空が家にやってきて1ヶ月と少し経っただろうか。

先住犬の海とどうしても比べてしまうことがあるのだけど、空は女の子のせいか海に比べると図太いようだ。

もちろん性別の違いというよりも個体差なのだろうけど、海は甘えん坊で人も犬も大好きで人懐っこい。

空は家ではじゃじゃ馬なのに外に出ると臆病で人見知り。人や犬には自分から近づいて行くことはない。

海の目はまんまるで真っ黒でなんともかわいいのだが、空の目は切れ長でより人間の目に近いように見える。

家に来た頃は空はジュディ・デンチに似ていたのだけど、

頭が大きくてじゃじゃ馬で髪を振り乱しながら海を追いかけている姿は、

どことなくベット・ミドラーに似ていると思うのだ。

散髪

宮古島に来て、どこで髪を切ったら良いのかわからないまま色々な美容室や床屋を訪れた。

近所の床屋さんはものすごいおしゃべりな人で、話すのが少し面倒で遠のいてしまった。

今はスーパーに隣接している床屋さんに行っていて、ロッカーみたいな出たちのお兄ちゃんだけど寡黙で上手に切ってくれる。

それでいて、前に話した内容はすべて記憶されていて、「この前の行かれた東京はどうでしたか?」などと聞いてくる。

散髪やさんは地元の情報に詳しいので、知らないことを聞くと丁寧に教えてくれる。

今度どこそこにユニクロができるらしいとか。

かっぱ寿司とスシローが宮古島での出店を争っているとか。

ものすごくローカルな話題ばかりだけど、床屋さんに行くことで島の情報を得ているのだ。

ユートピアファーム

朝9時にユートピアファームに行き、先日いただくことになっていたブーゲンビレアの大きな木を採掘する作業をはじめる。

会長がとても丁寧にブーゲンビレアの扱い方を教えてくださる。

とげが鋭く怪我をしないように、とにかく慌てないでゆっくりと枝をひとつずつ切っていくようにと教えてくれる。

僕たちは3本のブーゲンビレアを1時間半かかって掘り上げ、枝枝を切ってビニールハウスの外まで運んだ。

うちの車には乗らないので、これまた会長が自ら軽トラックで3本の木を運んでくれた。

家の庭では植物を見ながら、こういう雑草はすぐに抜いた方がいいとか、肥料は鶏糞がいいとか、色々教えてくれる。

無事に根付いた頃、また様子を見に来てくださるというので、それまで大切に育てなければと思う。

会長は仙人のように穏やかで気持ちのいい波動を放っている人。

僕たちは会長に会ったことで、自分の精神状態まで緩やかになって行くような気がした。

ヨガとのつながり

朝日を浴びながら海辺でヨガをやって帰ってこられたお客様が言った。

「ヨガのトレーナーにどこに泊まっていますか?と聞かれて、AZZURRAです。
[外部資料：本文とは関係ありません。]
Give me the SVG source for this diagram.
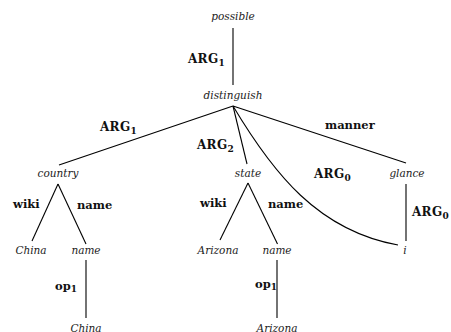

大きなワンちゃんがいるところ。と答えたら、その女性知ってましたよ。よくお散歩するのをお見かけしてて、あのプードルの人たちですか!って」

「それに、ヨガをやっているお客さんや友人たちが宿を探している時があるようなので、今度声かけてみますと言ってました」

思いがけず、ヨガのインストラクターサントつながりができた。

これもみんな海さんの散歩で可愛がられているからなのだ。

海は人と人をぐんぐん繋いでくれる。